Set exercise:
Write the material out again exactly.

Data shown:
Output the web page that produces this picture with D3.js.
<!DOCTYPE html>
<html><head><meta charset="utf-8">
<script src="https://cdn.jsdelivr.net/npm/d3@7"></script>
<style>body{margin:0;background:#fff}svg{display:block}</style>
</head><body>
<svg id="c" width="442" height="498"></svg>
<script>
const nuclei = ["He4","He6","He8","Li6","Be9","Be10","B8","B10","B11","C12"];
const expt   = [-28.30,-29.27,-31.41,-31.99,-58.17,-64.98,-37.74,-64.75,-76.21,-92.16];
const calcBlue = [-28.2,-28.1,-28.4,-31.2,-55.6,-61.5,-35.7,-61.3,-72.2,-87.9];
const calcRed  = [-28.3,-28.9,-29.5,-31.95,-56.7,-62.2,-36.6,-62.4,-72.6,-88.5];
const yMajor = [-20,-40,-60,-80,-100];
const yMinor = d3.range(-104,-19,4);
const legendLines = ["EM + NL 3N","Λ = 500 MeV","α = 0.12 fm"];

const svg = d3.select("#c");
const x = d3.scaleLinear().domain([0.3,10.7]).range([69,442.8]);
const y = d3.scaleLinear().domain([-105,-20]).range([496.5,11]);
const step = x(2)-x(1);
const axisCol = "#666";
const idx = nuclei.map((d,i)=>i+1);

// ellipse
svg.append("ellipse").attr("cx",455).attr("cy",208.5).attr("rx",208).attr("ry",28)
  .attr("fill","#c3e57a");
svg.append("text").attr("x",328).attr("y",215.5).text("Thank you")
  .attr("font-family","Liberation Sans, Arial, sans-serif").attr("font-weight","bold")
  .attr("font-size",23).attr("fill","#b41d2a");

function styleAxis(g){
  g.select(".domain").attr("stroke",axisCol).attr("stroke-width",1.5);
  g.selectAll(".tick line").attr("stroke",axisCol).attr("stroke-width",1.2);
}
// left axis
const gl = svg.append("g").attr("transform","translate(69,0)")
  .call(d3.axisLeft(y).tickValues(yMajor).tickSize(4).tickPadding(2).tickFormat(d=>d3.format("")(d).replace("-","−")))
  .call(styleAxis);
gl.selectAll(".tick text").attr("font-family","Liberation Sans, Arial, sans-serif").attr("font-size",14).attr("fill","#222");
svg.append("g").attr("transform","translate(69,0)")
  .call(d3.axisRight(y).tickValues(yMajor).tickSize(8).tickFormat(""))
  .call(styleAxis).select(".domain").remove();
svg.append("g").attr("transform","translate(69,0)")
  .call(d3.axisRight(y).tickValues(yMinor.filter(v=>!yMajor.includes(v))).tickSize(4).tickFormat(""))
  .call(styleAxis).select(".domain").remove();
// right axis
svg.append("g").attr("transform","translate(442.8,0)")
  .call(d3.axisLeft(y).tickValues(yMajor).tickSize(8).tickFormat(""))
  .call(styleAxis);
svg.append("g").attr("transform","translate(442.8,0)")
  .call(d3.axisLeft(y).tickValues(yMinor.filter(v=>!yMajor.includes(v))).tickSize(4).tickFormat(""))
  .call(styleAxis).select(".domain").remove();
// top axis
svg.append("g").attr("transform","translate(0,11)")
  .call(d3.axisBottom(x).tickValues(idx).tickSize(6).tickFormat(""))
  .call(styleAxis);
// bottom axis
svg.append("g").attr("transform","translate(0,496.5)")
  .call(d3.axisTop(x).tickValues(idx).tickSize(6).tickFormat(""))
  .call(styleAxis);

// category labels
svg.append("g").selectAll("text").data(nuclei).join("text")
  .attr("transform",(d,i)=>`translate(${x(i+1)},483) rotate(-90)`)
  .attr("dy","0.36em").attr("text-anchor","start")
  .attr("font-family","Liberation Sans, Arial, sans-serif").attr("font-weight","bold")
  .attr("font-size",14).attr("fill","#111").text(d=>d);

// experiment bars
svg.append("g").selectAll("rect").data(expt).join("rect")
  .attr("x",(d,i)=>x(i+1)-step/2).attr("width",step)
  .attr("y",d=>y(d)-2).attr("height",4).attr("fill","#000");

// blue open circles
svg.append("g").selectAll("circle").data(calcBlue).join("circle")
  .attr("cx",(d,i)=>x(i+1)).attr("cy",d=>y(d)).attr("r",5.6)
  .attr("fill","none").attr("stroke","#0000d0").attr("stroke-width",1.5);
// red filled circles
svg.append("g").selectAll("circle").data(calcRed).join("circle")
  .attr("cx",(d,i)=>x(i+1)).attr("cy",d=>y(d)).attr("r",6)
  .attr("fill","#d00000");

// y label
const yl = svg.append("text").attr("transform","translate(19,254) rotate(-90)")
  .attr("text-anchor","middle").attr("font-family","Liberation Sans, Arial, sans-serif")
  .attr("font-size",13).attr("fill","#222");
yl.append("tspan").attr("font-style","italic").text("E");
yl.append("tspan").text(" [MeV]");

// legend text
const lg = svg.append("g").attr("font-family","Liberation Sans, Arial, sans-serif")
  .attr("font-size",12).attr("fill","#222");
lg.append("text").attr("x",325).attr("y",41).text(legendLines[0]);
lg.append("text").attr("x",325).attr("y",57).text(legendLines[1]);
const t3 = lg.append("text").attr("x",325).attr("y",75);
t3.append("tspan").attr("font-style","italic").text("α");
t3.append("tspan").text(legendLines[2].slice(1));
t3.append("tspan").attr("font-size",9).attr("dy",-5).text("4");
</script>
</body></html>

Response for this exercise:
Output the web page that produces this picture with D3.js.
<!DOCTYPE html>
<html><head><meta charset="utf-8">
<script src="https://cdn.jsdelivr.net/npm/d3@7"></script>
<style>body{margin:0;background:#fff}svg{display:block}</style>
</head><body>
<svg id="c" width="442" height="498"></svg>
<script>
const nuclei = ["He4","He6","He8","Li6","Be9","Be10","B8","B10","B11","C12"];
const expt   = [-28.30,-29.27,-31.41,-31.99,-58.17,-64.98,-37.74,-64.75,-76.21,-92.16];
const calcBlue = [-28.2,-28.1,-28.4,-31.2,-55.6,-61.5,-35.7,-61.3,-72.2,-87.9];
const calcRed  = [-28.3,-28.9,-29.5,-31.95,-56.7,-62.2,-36.6,-62.4,-72.6,-88.5];
const yMajor = [-20,-40,-60,-80,-100];
const yMinor = d3.range(-104,-19,4);
const legendLines = ["EM + NL 3N","Λ = 500 MeV","α = 0.12 fm"];

const svg = d3.select("#c");
const x = d3.scaleLinear().domain([0.3,10.7]).range([69,442.8]);
const y = d3.scaleLinear().domain([-105,-20]).range([496.5,11]);
const step = x(2)-x(1);
const axisCol = "#666";
const idx = nuclei.map((d,i)=>i+1);

// ellipse
svg.append("ellipse").attr("cx",455).attr("cy",208.5).attr("rx",208).attr("ry",28)
  .attr("fill","#c3e57a");
svg.append("text").attr("x",328).attr("y",215.5).text("Thank you")
  .attr("font-family","Liberation Sans, Arial, sans-serif").attr("font-weight","bold")
  .attr("font-size",23).attr("fill","#b41d2a");

function styleAxis(g){
  g.select(".domain").attr("stroke",axisCol).attr("stroke-width",1.5);
  g.selectAll(".tick line").attr("stroke",axisCol).attr("stroke-width",1.2);
}
// left axis
const gl = svg.append("g").attr("transform","translate(69,0)")
  .call(d3.axisLeft(y).tickValues(yMajor).tickSize(4).tickPadding(2).tickFormat(d=>d3.format("")(d).replace("-","−")))
  .call(styleAxis);
gl.selectAll(".tick text").attr("font-family","Liberation Sans, Arial, sans-serif").attr("font-size",14).attr("fill","#222");
svg.append("g").attr("transform","translate(69,0)")
  .call(d3.axisRight(y).tickValues(yMajor).tickSize(8).tickFormat(""))
  .call(styleAxis).select(".domain").remove();
svg.append("g").attr("transform","translate(69,0)")
  .call(d3.axisRight(y).tickValues(yMinor.filter(v=>!yMajor.includes(v))).tickSize(4).tickFormat(""))
  .call(styleAxis).select(".domain").remove();
// right axis
svg.append("g").attr("transform","translate(442.8,0)")
  .call(d3.axisLeft(y).tickValues(yMajor).tickSize(8).tickFormat(""))
  .call(styleAxis);
svg.append("g").attr("transform","translate(442.8,0)")
  .call(d3.axisLeft(y).tickValues(yMinor.filter(v=>!yMajor.includes(v))).tickSize(4).tickFormat(""))
  .call(styleAxis).select(".domain").remove();
// top axis
svg.append("g").attr("transform","translate(0,11)")
  .call(d3.axisBottom(x).tickValues(idx).tickSize(6).tickFormat(""))
  .call(styleAxis);
// bottom axis
svg.append("g").attr("transform","translate(0,496.5)")
  .call(d3.axisTop(x).tickValues(idx).tickSize(6).tickFormat(""))
  .call(styleAxis);

// category labels
svg.append("g").selectAll("text").data(nuclei).join("text")
  .attr("transform",(d,i)=>`translate(${x(i+1)},483) rotate(-90)`)
  .attr("dy","0.36em").attr("text-anchor","start")
  .attr("font-family","Liberation Sans, Arial, sans-serif").attr("font-weight","bold")
  .attr("font-size",14).attr("fill","#111").text(d=>d);

// experiment bars
svg.append("g").selectAll("rect").data(expt).join("rect")
  .attr("x",(d,i)=>x(i+1)-step/2).attr("width",step)
  .attr("y",d=>y(d)-2).attr("height",4).attr("fill","#000");

// blue open circles
svg.append("g").selectAll("circle").data(calcBlue).join("circle")
  .attr("cx",(d,i)=>x(i+1)).attr("cy",d=>y(d)).attr("r",5.6)
  .attr("fill","none").attr("stroke","#0000d0").attr("stroke-width",1.5);
// red filled circles
svg.append("g").selectAll("circle").data(calcRed).join("circle")
  .attr("cx",(d,i)=>x(i+1)).attr("cy",d=>y(d)).attr("r",6)
  .attr("fill","#d00000");

// y label
const yl = svg.append("text").attr("transform","translate(19,254) rotate(-90)")
  .attr("text-anchor","middle").attr("font-family","Liberation Sans, Arial, sans-serif")
  .attr("font-size",13).attr("fill","#222");
yl.append("tspan").attr("font-style","italic").text("E");
yl.append("tspan").text(" [MeV]");

// legend text
const lg = svg.append("g").attr("font-family","Liberation Sans, Arial, sans-serif")
  .attr("font-size",12).attr("fill","#222");
lg.append("text").attr("x",325).attr("y",41).text(legendLines[0]);
lg.append("text").attr("x",325).attr("y",57).text(legendLines[1]);
const t3 = lg.append("text").attr("x",325).attr("y",75);
t3.append("tspan").attr("font-style","italic").text("α");
t3.append("tspan").text(legendLines[2].slice(1));
t3.append("tspan").attr("font-size",9).attr("dy",-5).text("4");
</script>
</body></html>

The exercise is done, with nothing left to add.